* start COLLECTED MATERIAL *

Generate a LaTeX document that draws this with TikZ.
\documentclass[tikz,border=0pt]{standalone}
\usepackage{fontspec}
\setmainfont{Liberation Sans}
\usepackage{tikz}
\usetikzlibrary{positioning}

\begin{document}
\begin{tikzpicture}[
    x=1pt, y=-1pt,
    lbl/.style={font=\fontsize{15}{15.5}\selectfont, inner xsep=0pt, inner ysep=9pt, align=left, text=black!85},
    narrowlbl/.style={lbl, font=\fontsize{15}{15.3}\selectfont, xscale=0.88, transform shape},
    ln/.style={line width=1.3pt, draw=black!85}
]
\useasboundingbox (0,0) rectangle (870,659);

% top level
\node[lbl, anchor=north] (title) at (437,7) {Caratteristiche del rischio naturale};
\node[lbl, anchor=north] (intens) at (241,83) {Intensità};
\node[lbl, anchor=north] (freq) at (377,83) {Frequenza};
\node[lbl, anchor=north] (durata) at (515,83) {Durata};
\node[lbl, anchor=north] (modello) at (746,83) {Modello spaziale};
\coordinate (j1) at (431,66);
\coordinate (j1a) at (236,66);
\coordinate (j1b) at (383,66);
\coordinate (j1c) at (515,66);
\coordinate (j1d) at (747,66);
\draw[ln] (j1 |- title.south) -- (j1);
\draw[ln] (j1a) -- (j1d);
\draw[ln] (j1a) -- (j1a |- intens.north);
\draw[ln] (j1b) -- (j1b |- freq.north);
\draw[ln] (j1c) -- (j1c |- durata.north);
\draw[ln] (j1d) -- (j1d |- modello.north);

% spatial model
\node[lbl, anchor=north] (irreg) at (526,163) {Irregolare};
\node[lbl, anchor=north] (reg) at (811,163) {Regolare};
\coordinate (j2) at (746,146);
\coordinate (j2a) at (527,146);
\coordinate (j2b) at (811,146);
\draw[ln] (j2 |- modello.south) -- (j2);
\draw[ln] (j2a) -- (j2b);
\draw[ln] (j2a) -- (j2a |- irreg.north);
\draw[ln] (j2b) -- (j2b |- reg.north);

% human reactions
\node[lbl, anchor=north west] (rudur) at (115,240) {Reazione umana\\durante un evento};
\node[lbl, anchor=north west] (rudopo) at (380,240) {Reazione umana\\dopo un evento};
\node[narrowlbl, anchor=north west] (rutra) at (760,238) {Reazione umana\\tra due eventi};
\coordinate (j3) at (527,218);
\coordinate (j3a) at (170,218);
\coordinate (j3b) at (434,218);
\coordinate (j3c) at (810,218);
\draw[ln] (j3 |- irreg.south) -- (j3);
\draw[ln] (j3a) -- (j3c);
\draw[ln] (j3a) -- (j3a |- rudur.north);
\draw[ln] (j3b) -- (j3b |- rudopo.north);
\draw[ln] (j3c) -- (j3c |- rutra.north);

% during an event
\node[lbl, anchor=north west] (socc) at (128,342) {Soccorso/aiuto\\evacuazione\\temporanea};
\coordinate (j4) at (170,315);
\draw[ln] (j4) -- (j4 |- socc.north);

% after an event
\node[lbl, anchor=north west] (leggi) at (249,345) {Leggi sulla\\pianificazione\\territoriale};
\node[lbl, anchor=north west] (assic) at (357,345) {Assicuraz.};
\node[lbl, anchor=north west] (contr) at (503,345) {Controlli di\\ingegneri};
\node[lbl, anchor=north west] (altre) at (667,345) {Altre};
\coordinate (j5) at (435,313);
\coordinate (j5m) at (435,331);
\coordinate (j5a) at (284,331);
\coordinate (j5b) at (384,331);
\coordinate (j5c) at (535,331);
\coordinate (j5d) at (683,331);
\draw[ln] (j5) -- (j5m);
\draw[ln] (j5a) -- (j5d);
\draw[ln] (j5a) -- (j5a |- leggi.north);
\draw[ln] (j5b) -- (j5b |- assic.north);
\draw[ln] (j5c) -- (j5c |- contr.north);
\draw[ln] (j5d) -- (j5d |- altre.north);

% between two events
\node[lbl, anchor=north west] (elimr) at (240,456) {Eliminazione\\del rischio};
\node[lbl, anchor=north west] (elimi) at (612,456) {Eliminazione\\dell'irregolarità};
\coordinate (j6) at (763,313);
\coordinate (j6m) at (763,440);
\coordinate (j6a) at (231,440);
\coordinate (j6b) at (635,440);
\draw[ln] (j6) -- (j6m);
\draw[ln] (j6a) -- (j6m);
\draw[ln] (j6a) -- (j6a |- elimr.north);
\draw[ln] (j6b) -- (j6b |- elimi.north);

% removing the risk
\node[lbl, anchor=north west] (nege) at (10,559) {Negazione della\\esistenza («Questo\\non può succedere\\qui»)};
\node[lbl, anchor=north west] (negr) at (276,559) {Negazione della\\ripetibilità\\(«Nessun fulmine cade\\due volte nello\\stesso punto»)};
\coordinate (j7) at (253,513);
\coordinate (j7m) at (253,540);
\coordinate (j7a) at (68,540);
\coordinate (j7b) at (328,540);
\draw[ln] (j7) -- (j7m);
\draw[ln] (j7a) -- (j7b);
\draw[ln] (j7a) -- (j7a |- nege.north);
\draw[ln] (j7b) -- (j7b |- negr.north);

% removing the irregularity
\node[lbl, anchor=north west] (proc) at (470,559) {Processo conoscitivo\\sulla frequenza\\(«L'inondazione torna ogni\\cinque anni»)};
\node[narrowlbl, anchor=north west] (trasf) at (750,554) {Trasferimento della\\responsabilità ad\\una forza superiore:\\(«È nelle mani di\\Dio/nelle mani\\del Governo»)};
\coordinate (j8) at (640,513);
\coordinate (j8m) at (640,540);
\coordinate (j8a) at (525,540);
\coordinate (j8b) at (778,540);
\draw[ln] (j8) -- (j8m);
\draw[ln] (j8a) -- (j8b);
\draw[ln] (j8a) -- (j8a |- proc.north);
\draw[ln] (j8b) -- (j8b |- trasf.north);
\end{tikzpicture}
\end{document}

* end COLLECTED MATERIAL *

(WRITTEN PROBLEM)
Only the lines from the start of the data to the line holding "(j2b |- reg.north);" are wanted; return them exactly, both ends included.

(SOLUTION FOR THIS TASK)
Generate a LaTeX document that draws this with TikZ.
\documentclass[tikz,border=0pt]{standalone}
\usepackage{fontspec}
\setmainfont{Liberation Sans}
\usepackage{tikz}
\usetikzlibrary{positioning}

\begin{document}
\begin{tikzpicture}[
    x=1pt, y=-1pt,
    lbl/.style={font=\fontsize{15}{15.5}\selectfont, inner xsep=0pt, inner ysep=9pt, align=left, text=black!85},
    narrowlbl/.style={lbl, font=\fontsize{15}{15.3}\selectfont, xscale=0.88, transform shape},
    ln/.style={line width=1.3pt, draw=black!85}
]
\useasboundingbox (0,0) rectangle (870,659);

% top level
\node[lbl, anchor=north] (title) at (437,7) {Caratteristiche del rischio naturale};
\node[lbl, anchor=north] (intens) at (241,83) {Intensità};
\node[lbl, anchor=north] (freq) at (377,83) {Frequenza};
\node[lbl, anchor=north] (durata) at (515,83) {Durata};
\node[lbl, anchor=north] (modello) at (746,83) {Modello spaziale};
\coordinate (j1) at (431,66);
\coordinate (j1a) at (236,66);
\coordinate (j1b) at (383,66);
\coordinate (j1c) at (515,66);
\coordinate (j1d) at (747,66);
\draw[ln] (j1 |- title.south) -- (j1);
\draw[ln] (j1a) -- (j1d);
\draw[ln] (j1a) -- (j1a |- intens.north);
\draw[ln] (j1b) -- (j1b |- freq.north);
\draw[ln] (j1c) -- (j1c |- durata.north);
\draw[ln] (j1d) -- (j1d |- modello.north);

% spatial model
\node[lbl, anchor=north] (irreg) at (526,163) {Irregolare};
\node[lbl, anchor=north] (reg) at (811,163) {Regolare};
\coordinate (j2) at (746,146);
\coordinate (j2a) at (527,146);
\coordinate (j2b) at (811,146);
\draw[ln] (j2 |- modello.south) -- (j2);
\draw[ln] (j2a) -- (j2b);
\draw[ln] (j2a) -- (j2a |- irreg.north);
\draw[ln] (j2b) -- (j2b |- reg.north);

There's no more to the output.